Mes Humeurs – Squares et espaces verts
La Presse—Ma lecture du moment est délicieuse, presque ludique, son auteur est quasi inconnu du grand public : Julio Ramon Ribeyro. Il est péruvien et a vécu longtemps à Paris où il a travaillé à l’Agence France Presse (AFP). «Proses apatrides» (éd.Finitude) n’est ni un roman ni un recueil, même pas de la poésie en prose, l’ouvrage est une somme de fragments proches de ceux de Baudelaire. Disons pour simplifier que le fragment, popularisé par Roland Barthes. Fragments d’un discours amoureux est en quelque sorte le lieu où peuvent s’effacer les frontières qui séparent les genres… (Tiphaine Samoyault) 200 fragments, riches en contenus composent «Proses apatrides», ils relatent une partie de la vie de Ribeyro évoquant notamment son vécu parisien, ses réflexions, ses pensées et ses déambulations dans la ville ; il est d’une culture immense et s’étale avec plaisir sur tel ou tel sujet. J’ai choisi à dessein l’un des fragments qui m’a impressionné et qui me renvoie à des années en arrière, ce fragment (n°34) porte sur l’espace de jeu en ville, un square de la rue de Procession à Paris, comme il s’en trouve des dizaines dans cette ville. Le square comme lieu de rencontre, rassembleur de citoyens, où cohabitent des enfants et des vieux»… et sur les bancs du jardin, autour du bac à sable, les vieux». Et plus loin « la solitude des enfants préfigure celle des vieux».

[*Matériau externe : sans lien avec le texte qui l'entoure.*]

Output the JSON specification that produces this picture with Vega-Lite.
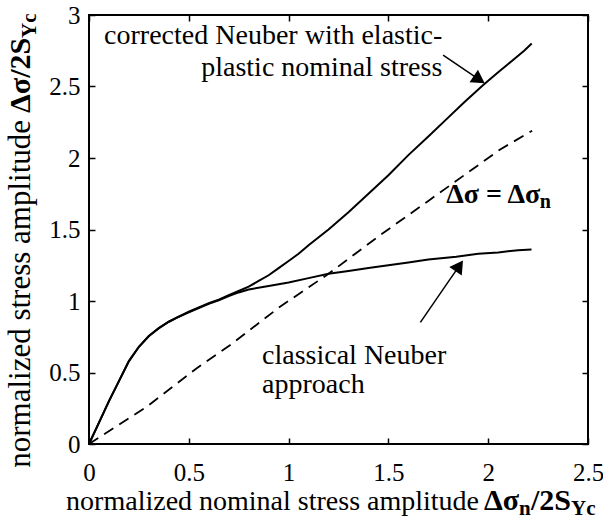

Des squares petits ou grands, propres et soignés, on en rêve dans nos villes, pour nos enfants, pour nos vieux, pour les mamies, pour les visiteurs, pour les habitants, pour tout le monde. Mais il suffit de déambuler dans les rues pour repérer les imperfections ajoutées au manque notable de squares.
Une décennie en arrière, j’étais appelé à mener une enquête sur 6 localités pauvres ou des plus pauvres de la région de Tunis, pourtant nouvellement sorties de terre ( El Bokri, Douar Hicher, etc). ce que j’ai découvert ne prête pas à l’optimisme. Des quartiers qui abritent des milliers d’habitants, où on rêverait de voir un espace vert. Des endroits ressemblant à des paysages lunaires, une ou deux artères carrossables, des ruelles étroites, des cafés spacieux pleins à craquer, des chiffres au passage ( 25.000 cafés dans le pays contre 225 maisons de culture et 31 salles de cinéma), des jeunes chômeurs et oisifs, habités par un seul sentiment : l’ennui. Et ne nourrissent qu’une ambition : partir.
Flâneur aux aguets des changements, plus d’une fois, j’ai maugréé contre l’absence d’espaces verts, contre la poussée des cités sans âme, sans verdure, sans étendues de jeux pour enfants et de repos pour vieux. Aussi, quand je découvre un nouvel espace vert en ville, je saisis l’occasion pour saluer l’événement.